** Begin Materials provided **

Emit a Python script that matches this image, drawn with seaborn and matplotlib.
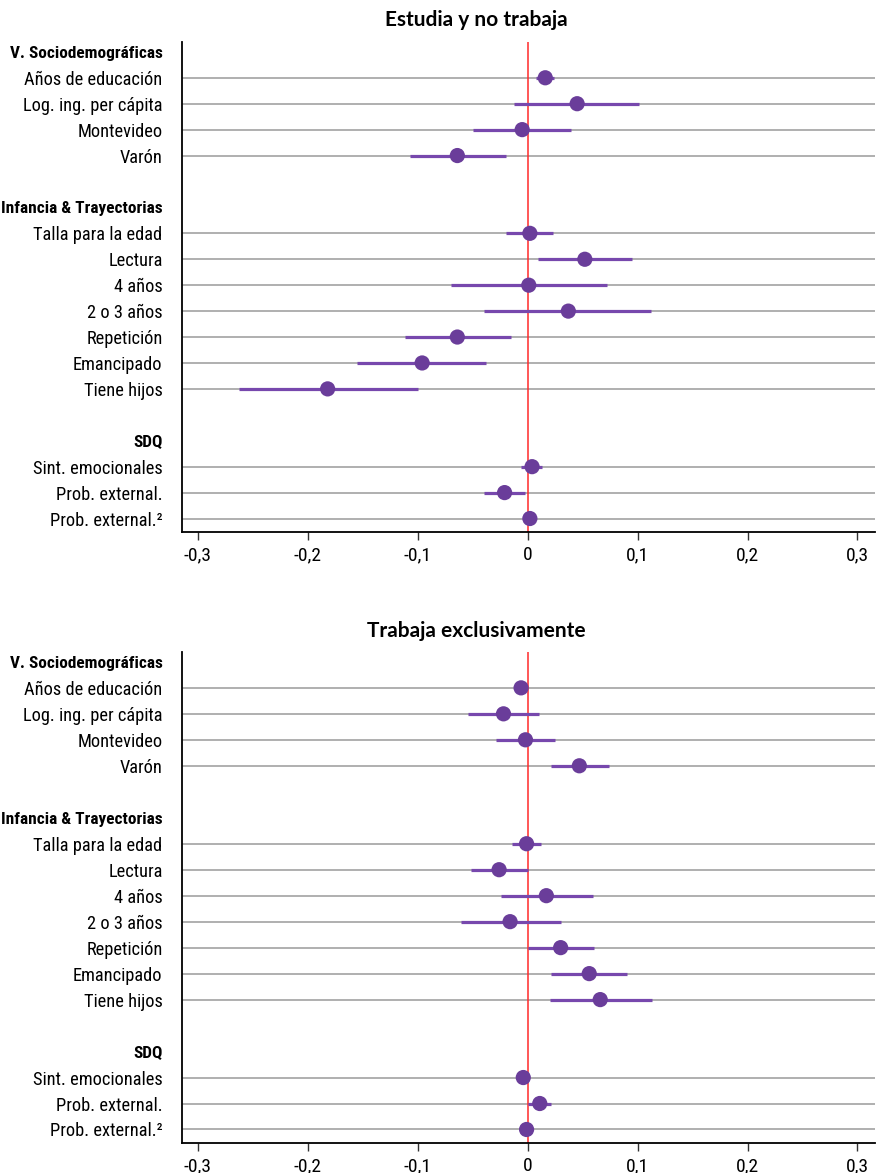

** End Materials provided **
** Begin Materials provided **

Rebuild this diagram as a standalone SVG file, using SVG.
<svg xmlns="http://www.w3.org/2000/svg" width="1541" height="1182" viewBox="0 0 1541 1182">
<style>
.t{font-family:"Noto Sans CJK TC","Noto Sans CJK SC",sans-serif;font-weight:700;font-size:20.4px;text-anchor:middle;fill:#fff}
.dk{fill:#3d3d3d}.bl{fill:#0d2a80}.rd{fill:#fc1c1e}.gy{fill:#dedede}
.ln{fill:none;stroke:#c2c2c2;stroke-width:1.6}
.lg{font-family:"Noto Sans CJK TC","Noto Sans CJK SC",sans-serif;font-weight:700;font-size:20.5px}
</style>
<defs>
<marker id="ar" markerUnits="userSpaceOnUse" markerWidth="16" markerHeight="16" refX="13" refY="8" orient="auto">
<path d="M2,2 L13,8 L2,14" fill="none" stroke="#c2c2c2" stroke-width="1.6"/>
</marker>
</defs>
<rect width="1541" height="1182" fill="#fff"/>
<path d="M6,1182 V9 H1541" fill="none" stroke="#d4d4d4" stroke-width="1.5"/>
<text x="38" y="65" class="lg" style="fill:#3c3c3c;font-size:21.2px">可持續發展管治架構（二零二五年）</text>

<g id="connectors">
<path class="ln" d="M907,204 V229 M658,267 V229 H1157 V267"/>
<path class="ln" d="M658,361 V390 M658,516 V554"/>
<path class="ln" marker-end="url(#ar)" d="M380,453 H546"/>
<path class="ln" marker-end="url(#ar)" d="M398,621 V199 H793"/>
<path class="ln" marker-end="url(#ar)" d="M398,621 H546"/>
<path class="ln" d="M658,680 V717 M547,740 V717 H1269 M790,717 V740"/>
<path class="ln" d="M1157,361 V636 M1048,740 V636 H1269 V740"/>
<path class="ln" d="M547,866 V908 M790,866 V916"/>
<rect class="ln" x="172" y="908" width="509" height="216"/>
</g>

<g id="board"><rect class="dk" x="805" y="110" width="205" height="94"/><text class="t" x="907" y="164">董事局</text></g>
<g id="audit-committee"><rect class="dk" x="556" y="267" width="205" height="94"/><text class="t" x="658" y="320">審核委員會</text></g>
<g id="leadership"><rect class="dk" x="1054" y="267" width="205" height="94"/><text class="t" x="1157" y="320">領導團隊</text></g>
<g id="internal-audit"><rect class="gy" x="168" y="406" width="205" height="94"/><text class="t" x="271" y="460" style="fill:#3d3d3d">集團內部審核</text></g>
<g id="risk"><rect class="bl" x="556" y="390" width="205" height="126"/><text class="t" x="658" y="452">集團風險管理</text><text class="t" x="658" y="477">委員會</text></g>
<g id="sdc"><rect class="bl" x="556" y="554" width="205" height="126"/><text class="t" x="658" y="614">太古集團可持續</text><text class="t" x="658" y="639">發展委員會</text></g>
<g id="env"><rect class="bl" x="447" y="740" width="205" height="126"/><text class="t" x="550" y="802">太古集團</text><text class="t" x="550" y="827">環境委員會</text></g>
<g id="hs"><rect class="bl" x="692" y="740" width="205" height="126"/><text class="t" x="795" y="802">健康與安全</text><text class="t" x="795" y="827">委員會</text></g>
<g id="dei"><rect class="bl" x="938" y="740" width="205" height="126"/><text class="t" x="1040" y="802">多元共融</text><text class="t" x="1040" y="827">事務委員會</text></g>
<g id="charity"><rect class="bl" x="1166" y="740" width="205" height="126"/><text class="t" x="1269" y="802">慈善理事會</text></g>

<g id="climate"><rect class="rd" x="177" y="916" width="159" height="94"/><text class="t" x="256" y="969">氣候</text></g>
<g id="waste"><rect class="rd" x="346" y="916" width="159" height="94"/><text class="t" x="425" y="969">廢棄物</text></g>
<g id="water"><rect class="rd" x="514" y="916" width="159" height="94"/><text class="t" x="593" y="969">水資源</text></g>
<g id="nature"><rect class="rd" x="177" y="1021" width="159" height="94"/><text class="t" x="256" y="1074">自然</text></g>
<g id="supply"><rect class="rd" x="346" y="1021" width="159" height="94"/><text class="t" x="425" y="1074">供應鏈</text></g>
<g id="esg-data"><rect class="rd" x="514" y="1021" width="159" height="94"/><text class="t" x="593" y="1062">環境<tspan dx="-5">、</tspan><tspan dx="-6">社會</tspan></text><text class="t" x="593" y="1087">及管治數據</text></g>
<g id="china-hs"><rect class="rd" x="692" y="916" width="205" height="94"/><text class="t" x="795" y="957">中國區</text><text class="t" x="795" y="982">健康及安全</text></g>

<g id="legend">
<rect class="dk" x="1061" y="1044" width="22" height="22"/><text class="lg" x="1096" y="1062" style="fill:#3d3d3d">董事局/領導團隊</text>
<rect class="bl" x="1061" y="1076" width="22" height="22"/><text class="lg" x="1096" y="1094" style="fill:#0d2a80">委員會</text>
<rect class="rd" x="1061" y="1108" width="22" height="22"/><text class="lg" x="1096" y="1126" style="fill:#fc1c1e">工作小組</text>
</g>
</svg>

** End Materials provided **

> Stated problem: Which lines in the listing above hold the word "this"? Show each of them.

> Answer to the task:
Emit a Python script that matches this image, drawn with seaborn and matplotlib.
Rebuild this diagram as a standalone SVG file, using SVG.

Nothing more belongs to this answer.